May 8, 2018 By Natasha Kassulke

The Hartwell Foundation recently announced that two University of Wisconsin–Madison researchers are recipients of 2017 Hartwell Individual Biomedical Research Awards. The award recognizes exceptional scientists who are pursuing biomedical research to advance children’s health, and provides support for three years at $100,000 direct cost per year.

Photo: Robert Redfield

Robert Redfield

Photo: Vivek Balasubramaniam

Vivek Balasubramaniam

UW–Madison’s awardees are Robert Redfield, assistant professor of surgery, and Vivek Balasubramaniam, associate professor of pediatrics.

Redfield is a transplant surgeon who specializes in pancreatic, islet cell and multi-organ transplants as well as vascular access. His project was for “Genetically Engineered Porcine Islets for the Treatment of Type 1 Diabetes.”

Balasubramaniam’s research focuses on the pathogenesis, treatment and prevention of lung disease that is the result of premature birth.
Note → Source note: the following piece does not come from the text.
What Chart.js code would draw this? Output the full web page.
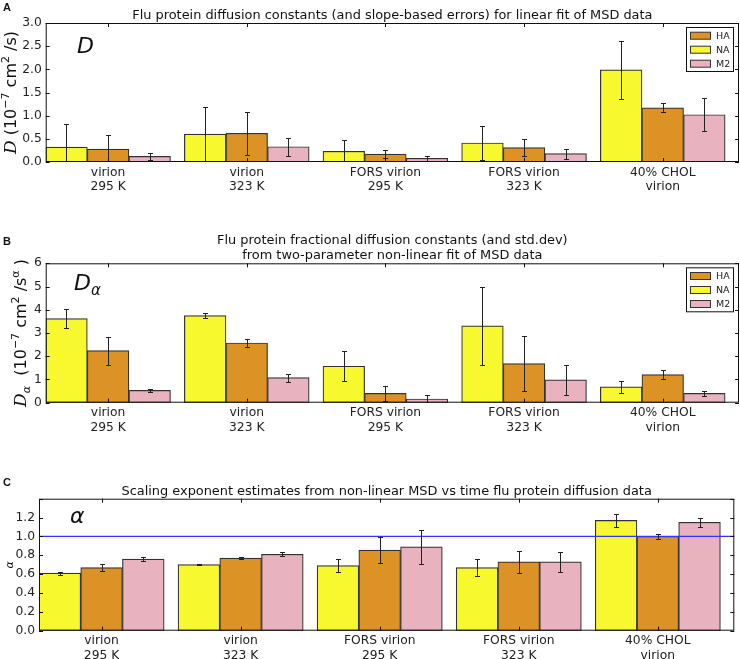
<!DOCTYPE html>
<html>
<head>
<meta charset="utf-8">
<script src="https://cdn.jsdelivr.net/npm/chart.js@4.4.1/dist/chart.umd.min.js"></script>
<style>
  body { margin: 0; background: #fff; width: 740px; height: 659px; position: relative; overflow: hidden; }
  canvas { position: absolute; left: 0; }
</style>
</head>
<body>
<canvas id="chartA" width="740" height="200" style="top:0px"></canvas>
<canvas id="chartB" width="740" height="240" style="top:200px"></canvas>
<canvas id="chartC" width="740" height="219" style="top:440px"></canvas>
<script>
// categories (two-line tick labels)
const groups = [['virion', '295 K'], ['virion', '323 K'], ['FORS virion', '295 K'], ['FORS virion', '323 K'], ['40% CHOL', 'virion']];
// bar order inside a group, and legend order
const proteins = ['NA', 'HA', 'M2'];
const legendOrder = ['HA', 'NA', 'M2'];
const colors = { NA: '#f8f82f', HA: '#dd9226', M2: '#e8b3bf' };

// A: D, linear fit (10^-7 cm^2/s)
const dNA = [0.32, 0.60, 0.23, 0.41, 1.99];
const dNAerr = [0.50, 0.58, 0.25, 0.36, 0.63];
const dHA = [0.28, 0.62, 0.17, 0.31, 1.17];
const dHAerr = [0.31, 0.46, 0.09, 0.19, 0.10];
const dM2 = [0.12, 0.33, 0.08, 0.18, 1.02];
const dM2err = [0.07, 0.19, 0.06, 0.11, 0.36];

// B: D_alpha, non-linear fit
const daNA = [3.62, 3.75, 1.57, 3.31, 0.68];
const daNAerr = [0.40, 0.10, 0.64, 1.69, 0.26];
const daHA = [2.24, 2.57, 0.40, 1.68, 1.21];
const daHAerr = [0.60, 0.17, 0.32, 1.18, 0.19];
const daM2 = [0.53, 1.08, 0.16, 0.98, 0.40];
const daM2err = [0.07, 0.17, 0.18, 0.64, 0.10];

// C: alpha
const aNA = [0.61, 0.70, 0.69, 0.67, 1.17];
const aNAerr = [0.015, 0.005, 0.07, 0.09, 0.065];
const aHA = [0.67, 0.77, 0.855, 0.73, 1.00];
const aHAerr = [0.04, 0.007, 0.135, 0.12, 0.025];
const aM2 = [0.76, 0.81, 0.89, 0.73, 1.15];
const aM2err = [0.02, 0.02, 0.18, 0.11, 0.045];
const alphaRef = 1.0;

const barW = 0.3;
const FONT = 'DejaVu Sans';
Chart.defaults.font.family = FONT;
Chart.defaults.color = '#222';

// draws text runs (mixed fonts / super- and subscripts) starting at x,y
function runs(ctx, list, x, y, measureOnly) {
  let w = 0;
  list.forEach(r => {
    ctx.font = r.f;
    if (!measureOnly) ctx.fillText(r.t, x + w, y + (r.dy || 0));
    w += ctx.measureText(r.t).width;
  });
  return w;
}

const decor = {
  id: 'decor',
  afterDatasetsDraw(chart, args, o) {
    const { ctx, chartArea: a, scales: { y } } = chart;
    ctx.save();
    ctx.beginPath();
    ctx.rect(a.left, a.top, a.right - a.left, a.bottom - a.top);
    ctx.clip();
    if (o.refLine != null) {
      const yy = y.getPixelForValue(o.refLine);
      ctx.strokeStyle = '#3434ff';
      ctx.lineWidth = 1.2;
      ctx.beginPath(); ctx.moveTo(a.left, yy); ctx.lineTo(a.right, yy); ctx.stroke();
    }
    ctx.strokeStyle = '#222';
    ctx.lineWidth = 1;
    chart.data.datasets.forEach((ds, di) => {
      chart.getDatasetMeta(di).data.forEach((bar, i) => {
        const v = ds.data[i].y, e = ds.err[i];
        const y1 = Math.round(y.getPixelForValue(v - e)) + 0.5;
        const y2 = Math.round(y.getPixelForValue(v + e)) + 0.5;
        const x = Math.round(bar.x) + 0.5;
        ctx.beginPath();
        ctx.moveTo(x, y1); ctx.lineTo(x, y2);
        ctx.moveTo(x - 2.5, y1); ctx.lineTo(x + 2.5, y1);
        ctx.moveTo(x - 2.5, y2); ctx.lineTo(x + 2.5, y2);
        ctx.stroke();
      });
    });
    ctx.restore();
  },
  afterDraw(chart, args, o) {
    const { ctx, chartArea: a, scales: { x, y } } = chart;
    ctx.save();
    // frame with inward ticks
    ctx.strokeStyle = '#111';
    ctx.lineWidth = 1;
    ctx.strokeRect(a.left + 0.5, a.top + 0.5, a.right - a.left - 1, a.bottom - a.top - 1);
    ctx.beginPath();
    y.ticks.forEach(t => {
      const yy = Math.round(y.getPixelForValue(t.value)) + 0.5;
      ctx.moveTo(a.left, yy); ctx.lineTo(a.left + 4, yy);
      ctx.moveTo(a.right, yy); ctx.lineTo(a.right - 4, yy);
    });
    x.ticks.forEach(t => {
      const xx = Math.round(x.getPixelForValue(t.value)) + 0.5;
      ctx.moveTo(xx, a.bottom); ctx.lineTo(xx, a.bottom - 4);
      ctx.moveTo(xx, a.top); ctx.lineTo(xx, a.top + 4);
    });
    ctx.stroke();

    ctx.fillStyle = '#111';
    ctx.textBaseline = 'alphabetic';
    // panel letter
    ctx.font = 'bold 11px "Liberation Sans"';
    ctx.textAlign = 'left';
    ctx.fillText(o.letter, 3, o.letterY);
    // title lines
    ctx.font = '12.9px ' + FONT;
    ctx.textAlign = 'center';
    o.title.forEach((line, i) => ctx.fillText(line, (a.left + a.right) / 2, o.titleY + i * 15));
    // symbol in plot
    ctx.textAlign = 'left';
    runs(ctx, o.symbol, o.symX, o.symY);
    // rotated axis title
    ctx.save();
    ctx.translate(o.ylabX, (a.top + a.bottom) / 2);
    ctx.rotate(-Math.PI / 2);
    const w = runs(ctx, o.ylab, 0, 0, true);
    runs(ctx, o.ylab, -w / 2, 0);
    ctx.restore();
    // legend box
    if (o.legend) {
      const bw = 47, bh = 44;
      const bx = a.right - 6 - bw, by = a.top + 4;
      ctx.fillStyle = '#fff';
      ctx.fillRect(bx, by, bw, bh);
      ctx.strokeStyle = '#111';
      ctx.strokeRect(bx + 0.5, by + 0.5, bw, bh);
      ctx.font = '9.5px ' + FONT;
      ctx.textBaseline = 'middle';
      legendOrder.forEach((p, i) => {
        const ry = by + 8.7 + i * 14;
        ctx.fillStyle = colors[p];
        ctx.fillRect(bx + 4, ry - 3.5, 20, 7);
        ctx.strokeStyle = '#333';
        ctx.strokeRect(bx + 4.5, ry - 3.5, 20, 7);
        ctx.fillStyle = '#222';
        ctx.fillText(p, bx + 30, ry + 0.5);
      });
    }
    ctx.restore();
  }
};

function makeChart(id, series, errs, cfg) {
  const datasets = proteins.map((p, pi) => ({
    label: p,
    data: series[pi].map((v, g) => ({ x: g + pi * barW + barW / 2, y: v })),
    err: errs[pi],
    backgroundColor: colors[p],
    borderColor: '#333',
    borderWidth: 1.2,
    borderSkipped: false,
    grouped: false,
    barPercentage: 1,
    categoryPercentage: 1
  }));
  return new Chart(document.getElementById(id), {
    type: 'bar',
    data: { datasets },
    options: {
      responsive: false,
      animation: false,
      layout: { padding: { top: cfg.top, right: 740 - cfg.right, left: 0, bottom: 0 } },
      plugins: { legend: { display: false }, tooltip: { enabled: false }, decor: cfg },
      scales: {
        x: {
          type: 'linear', min: 0, max: groups.length, offset: false,
          grid: { display: false, drawTicks: false }, border: { display: false },
          afterBuildTicks: s => { s.ticks = groups.map((g, i) => ({ value: i + 1.5 * barW })); },
          afterFit: s => { s.height = cfg.xh; },
          ticks: {
            autoSkip: false, maxRotation: 0, padding: 3,
            font: { size: 12.3, lineHeight: 1.2 }, color: '#222',
            callback: v => groups[Math.round(v - 1.5 * barW)]
          }
        },
        y: {
          min: 0, max: cfg.ymax,
          grid: { display: false, drawTicks: false }, border: { display: false },
          afterFit: s => { s.width = cfg.left; },
          ticks: {
            stepSize: cfg.step, padding: 4,
            font: { size: 12.3 }, color: '#222',
            callback: v => (v > cfg.labelMax + 1e-6 ? '' : v.toFixed(cfg.dec))
          }
        }
      }
    },
    plugins: [decor]
  });
}

const sup = (t) => ({ t, f: '11px ' + FONT, dy: -7 });
const nrm = (t) => ({ t, f: '16px ' + FONT });

makeChart('chartA', [dNA, dHA, dM2], [dNAerr, dHAerr, dM2err], {
  top: 23, right: 739, left: 45.7, xh: 38, ymax: 3, step: 0.5, dec: 1, labelMax: 3,
  letter: 'A', letterY: 11,
  title: ['Flu protein diffusion constants (and slope-based errors) for linear fit of MSD data'], titleY: 19,
  symbol: [{ t: 'D', f: 'oblique 22px ' + FONT }], symX: 77, symY: 53,
  ylabX: 16,
  ylab: [{ t: 'D', f: 'italic 17px "DejaVu Serif"' }, nrm(' (10'), sup('\u22127'), nrm(' cm'), sup('2'), nrm(' /s)')],
  legend: true
});

makeChart('chartB', [daNA, daHA, daM2], [daNAerr, daHAerr, daM2err], {
  top: 63.3, right: 739, left: 45.7, xh: 37.3, ymax: 6, step: 1, dec: 0, labelMax: 6,
  letter: 'B', letterY: 45,
  title: ['Flu protein fractional diffusion constants (and std.dev)', 'from two-parameter non-linear fit of MSD data'], titleY: 44,
  symbol: [{ t: 'D', f: 'oblique 22px ' + FONT }, { t: '\u03b1', f: 'oblique 15px ' + FONT, dy: 5 }], symX: 74, symY: 90,
  ylabX: 26,
  ylab: [{ t: 'D', f: 'italic 17px "DejaVu Serif"' }, { t: '\u03b1', f: 'italic 11px "DejaVu Serif"', dy: 4 }, nrm('  (10'), sup('\u22127'), nrm(' cm'), sup('2'), nrm(' /s'), sup('\u03b1'), nrm(' )')],
  legend: true
});

makeChart('chartC', [aNA, aHA, aM2], [aNAerr, aHAerr, aM2err], {
  top: 58.7, right: 734.3, left: 39, xh: 28.3, ymax: 1.4, step: 0.2, dec: 1, labelMax: 1.2,
  letter: 'C', letterY: 46,
  title: ['Scaling exponent estimates from non-linear MSD vs time flu protein diffusion data'], titleY: 55,
  symbol: [{ t: '\u03b1', f: 'oblique 22px ' + FONT }], symX: 70, symY: 83,
  ylabX: 13,
  ylab: [{ t: '\u03b1', f: 'italic 11px "DejaVu Serif"' }],
  legend: false,
  refLine: alphaRef
});
</script>
</body>
</html>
His project was for “Application of Cellular-Derived Therapies for the Regeneration of Lung Structure and Function.”

Twelve individuals representing 10 institutions received recognition as 2017 Hartwell Investigators. Each year The Hartwell Foundation invites a limited number of institutions in the United States to hold an internal open competition to nominate candidates from their faculty who are involved in early-stage, innovative and cutting-edge biomedical research that has not yet qualified for significant funding from outside sources. In the 2017 competition, 17 institutions were invited to participate. For the 13th consecutive year, UW–Madison was named to The Hartwell Foundation list of Top 10 Centers of Biomedical Research.

”To receive this award is a tremendous honor. It will serve as an essential catalyst to develop a cure for Juvenile Type 1 Diabetes,” says Redfield.

“I am honored to receive this award that will hopefully lead to a new treatment for the chronic lung disease that premature infants suffer from,” says Balasubramaniam.

In addition, for each funded nominee, the participating institution will receive a Hartwell Fellowship to fund one postdoctoral candidate in biomedical research who exemplifies the values of the foundation. The fellowships offer support for two years at $50,000 per year to individuals in the early stage of their career by enabling them to pursue further specialized research training as part of their professional development. The university designates the fellowship according to the foundation’s guidelines.

“We are very thankful to the Hartwell Foundation for recognizing Dr. Redfield and Dr. Balasubramaniam,”says Norman Drinkwater, interim vice chancellor for research. “Support of this type is critical to UW–Madison’s ability to remain at the cutting edge of biomedical research. We are excited about the potential of both projects to advance our shared goal of improving the health of children. We also greatly appreciate the honor of being one of only two institutions that received multiple Hartwell Foundation awards this year.